PROBLEM: Output every line exactly as written. Leave out pictures.

- - - - - - -

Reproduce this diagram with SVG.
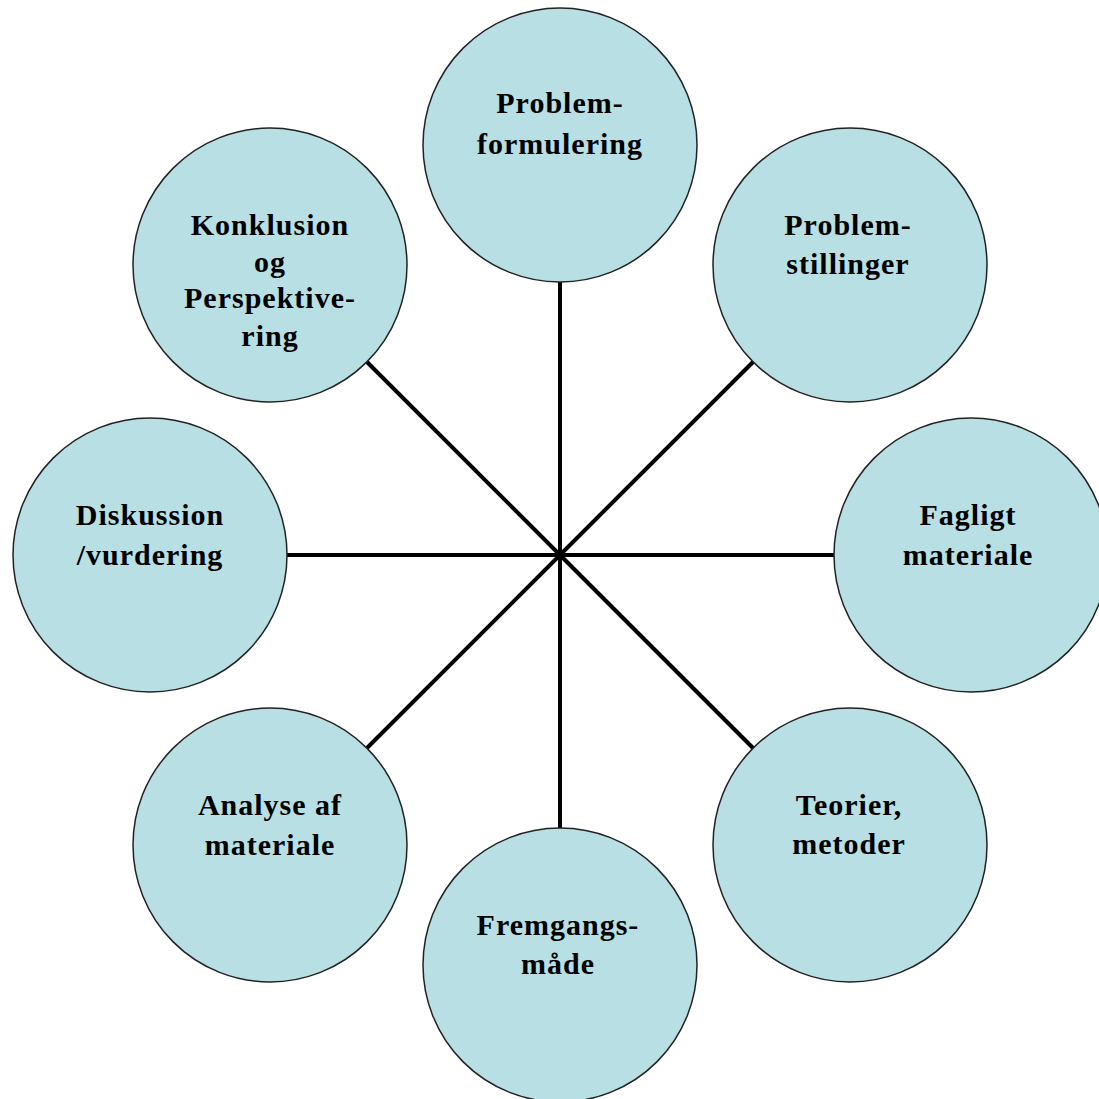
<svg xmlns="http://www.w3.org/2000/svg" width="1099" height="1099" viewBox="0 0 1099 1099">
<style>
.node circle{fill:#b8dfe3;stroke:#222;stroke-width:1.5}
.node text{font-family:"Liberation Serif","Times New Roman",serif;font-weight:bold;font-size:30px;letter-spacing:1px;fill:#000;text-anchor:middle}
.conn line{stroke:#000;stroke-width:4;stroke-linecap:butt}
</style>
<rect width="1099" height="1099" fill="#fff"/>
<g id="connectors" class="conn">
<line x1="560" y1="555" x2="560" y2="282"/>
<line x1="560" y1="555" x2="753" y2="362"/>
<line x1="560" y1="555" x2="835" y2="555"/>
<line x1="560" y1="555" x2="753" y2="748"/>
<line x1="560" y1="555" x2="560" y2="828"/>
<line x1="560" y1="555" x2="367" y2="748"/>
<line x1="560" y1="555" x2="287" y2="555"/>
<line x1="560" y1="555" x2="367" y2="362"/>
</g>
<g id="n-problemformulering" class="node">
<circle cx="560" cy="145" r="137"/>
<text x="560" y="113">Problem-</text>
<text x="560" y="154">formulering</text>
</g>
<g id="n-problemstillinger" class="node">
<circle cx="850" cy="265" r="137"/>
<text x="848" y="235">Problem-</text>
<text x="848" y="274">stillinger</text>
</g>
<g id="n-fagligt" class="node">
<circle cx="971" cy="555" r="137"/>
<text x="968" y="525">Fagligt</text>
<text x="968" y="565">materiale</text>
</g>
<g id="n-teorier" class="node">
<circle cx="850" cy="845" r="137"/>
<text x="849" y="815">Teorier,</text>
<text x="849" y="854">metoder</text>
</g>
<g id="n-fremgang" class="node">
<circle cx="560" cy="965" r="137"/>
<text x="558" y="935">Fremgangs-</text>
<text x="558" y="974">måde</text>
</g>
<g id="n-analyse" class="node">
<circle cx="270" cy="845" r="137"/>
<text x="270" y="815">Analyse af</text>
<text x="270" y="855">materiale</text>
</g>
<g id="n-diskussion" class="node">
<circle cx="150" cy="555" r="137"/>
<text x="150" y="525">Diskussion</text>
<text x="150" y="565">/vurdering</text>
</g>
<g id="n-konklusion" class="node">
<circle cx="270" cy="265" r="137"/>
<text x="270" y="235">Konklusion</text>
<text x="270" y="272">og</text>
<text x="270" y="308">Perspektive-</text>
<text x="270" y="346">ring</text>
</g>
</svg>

- - - - - - -

WRITTEN ANSWER:
Reproduce this diagram with SVG.
<svg xmlns="http://www.w3.org/2000/svg" width="1099" height="1099" viewBox="0 0 1099 1099">
<style>
.node circle{fill:#b8dfe3;stroke:#222;stroke-width:1.5}
.node text{font-family:"Liberation Serif","Times New Roman",serif;font-weight:bold;font-size:30px;letter-spacing:1px;fill:#000;text-anchor:middle}
.conn line{stroke:#000;stroke-width:4;stroke-linecap:butt}
</style>
<rect width="1099" height="1099" fill="#fff"/>
<g id="connectors" class="conn">
<line x1="560" y1="555" x2="560" y2="282"/>
<line x1="560" y1="555" x2="753" y2="362"/>
<line x1="560" y1="555" x2="835" y2="555"/>
<line x1="560" y1="555" x2="753" y2="748"/>
<line x1="560" y1="555" x2="560" y2="828"/>
<line x1="560" y1="555" x2="367" y2="748"/>
<line x1="560" y1="555" x2="287" y2="555"/>
<line x1="560" y1="555" x2="367" y2="362"/>
</g>
<g id="n-problemformulering" class="node">
<circle cx="560" cy="145" r="137"/>
<text x="560" y="113">Problem-</text>
<text x="560" y="154">formulering</text>
</g>
<g id="n-problemstillinger" class="node">
<circle cx="850" cy="265" r="137"/>
<text x="848" y="235">Problem-</text>
<text x="848" y="274">stillinger</text>
</g>
<g id="n-fagligt" class="node">
<circle cx="971" cy="555" r="137"/>
<text x="968" y="525">Fagligt</text>
<text x="968" y="565">materiale</text>
</g>
<g id="n-teorier" class="node">
<circle cx="850" cy="845" r="137"/>
<text x="849" y="815">Teorier,</text>
<text x="849" y="854">metoder</text>
</g>
<g id="n-fremgang" class="node">
<circle cx="560" cy="965" r="137"/>
<text x="558" y="935">Fremgangs-</text>
<text x="558" y="974">måde</text>
</g>
<g id="n-analyse" class="node">
<circle cx="270" cy="845" r="137"/>
<text x="270" y="815">Analyse af</text>
<text x="270" y="855">materiale</text>
</g>
<g id="n-diskussion" class="node">
<circle cx="150" cy="555" r="137"/>
<text x="150" y="525">Diskussion</text>
<text x="150" y="565">/vurdering</text>
</g>
<g id="n-konklusion" class="node">
<circle cx="270" cy="265" r="137"/>
<text x="270" y="235">Konklusion</text>
<text x="270" y="272">og</text>
<text x="270" y="308">Perspektive-</text>
<text x="270" y="346">ring</text>
</g>
</svg>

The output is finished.